Stated problem → Return the listing below unchanged, minus its pictures.
-- BEGIN Data block --
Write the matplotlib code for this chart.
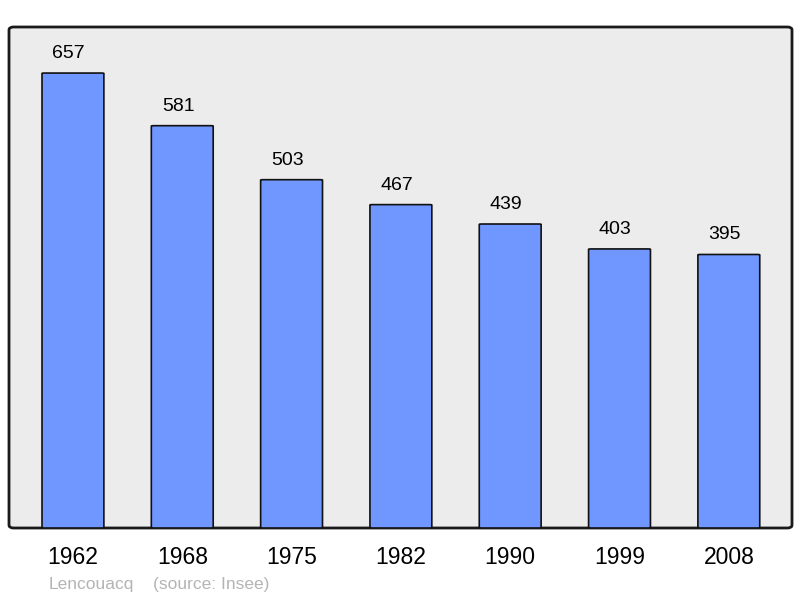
import matplotlib
matplotlib.use("Agg")
import matplotlib.pyplot as plt
from matplotlib.patches import FancyBboxPatch

years = ["1962", "1968", "1975", "1982", "1990", "1999", "2008"]
population = [657, 581, 503, 467, 439, 403, 395]
commune = "Lencouacq"
source = "(source: Insee)"

BG, BAR, INK, MUT = "#ececec", "#7097ff", "#000000", "#b4b4b4"
plt.rcParams["font.family"] = ["Liberation Sans", "DejaVu Sans"]

fig = plt.figure(figsize=(8.0, 5.98), dpi=100, facecolor="white")
ax = fig.add_axes([9 / 800, 70 / 598, 783 / 800, 501 / 598])
ax.set_facecolor("none")
ax.set_xlim(-0.585, 6.578)
ax.set_ylim(0, 723.5)
for s in ax.spines.values():
    s.set_visible(False)
ax.set_xticks([]); ax.set_yticks([])

# rounded frame behind the bars
frame = FancyBboxPatch((0, 0), 1, 1, boxstyle="round,pad=0,rounding_size=0.006",
                       transform=ax.transAxes, facecolor=BG, edgecolor="#1a1a1a",
                       lw=2, zorder=0, clip_on=False)
ax.add_patch(frame)

xs = range(len(years))
for x, v in zip(xs, population):
    ax.add_patch(FancyBboxPatch((x - 0.283, 0), 0.566, v,
                                boxstyle="round,pad=0,rounding_size=0.02",
                                mutation_aspect=30,
                                facecolor=BAR, edgecolor="#111111", lw=1.2, zorder=2))
    ax.annotate(str(v), (x, v), xytext=(-3, 8), textcoords="offset points",
                ha="center", va="bottom", fontsize=14, color=INK)
    ax.annotate(years[x], (x, 0), xytext=(0, -13), textcoords="offset points",
                ha="center", va="top", fontsize=16.5, color=INK, annotation_clip=False)

fig.text(49 / 800, 1 - 584 / 598, commune, fontsize=12.5, color=MUT, va="center")
fig.text(153 / 800, 1 - 584 / 598, source, fontsize=12.5, color=MUT, va="center")

fig.savefig("out.png", dpi=100, facecolor="white")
-- END Data block --
Reply →
Write the matplotlib code for this chart.
import matplotlib
matplotlib.use("Agg")
import matplotlib.pyplot as plt
from matplotlib.patches import FancyBboxPatch

years = ["1962", "1968", "1975", "1982", "1990", "1999", "2008"]
population = [657, 581, 503, 467, 439, 403, 395]
commune = "Lencouacq"
source = "(source: Insee)"

BG, BAR, INK, MUT = "#ececec", "#7097ff", "#000000", "#b4b4b4"
plt.rcParams["font.family"] = ["Liberation Sans", "DejaVu Sans"]

fig = plt.figure(figsize=(8.0, 5.98), dpi=100, facecolor="white")
ax = fig.add_axes([9 / 800, 70 / 598, 783 / 800, 501 / 598])
ax.set_facecolor("none")
ax.set_xlim(-0.585, 6.578)
ax.set_ylim(0, 723.5)
for s in ax.spines.values():
    s.set_visible(False)
ax.set_xticks([]); ax.set_yticks([])

# rounded frame behind the bars
frame = FancyBboxPatch((0, 0), 1, 1, boxstyle="round,pad=0,rounding_size=0.006",
                       transform=ax.transAxes, facecolor=BG, edgecolor="#1a1a1a",
                       lw=2, zorder=0, clip_on=False)
ax.add_patch(frame)

xs = range(len(years))
for x, v in zip(xs, population):
    ax.add_patch(FancyBboxPatch((x - 0.283, 0), 0.566, v,
                                boxstyle="round,pad=0,rounding_size=0.02",
                                mutation_aspect=30,
                                facecolor=BAR, edgecolor="#111111", lw=1.2, zorder=2))
    ax.annotate(str(v), (x, v), xytext=(-3, 8), textcoords="offset points",
                ha="center", va="bottom", fontsize=14, color=INK)
    ax.annotate(years[x], (x, 0), xytext=(0, -13), textcoords="offset points",
                ha="center", va="top", fontsize=16.5, color=INK, annotation_clip=False)

fig.text(49 / 800, 1 - 584 / 598, commune, fontsize=12.5, color=MUT, va="center")
fig.text(153 / 800, 1 - 584 / 598, source, fontsize=12.5, color=MUT, va="center")

fig.savefig("out.png", dpi=100, facecolor="white")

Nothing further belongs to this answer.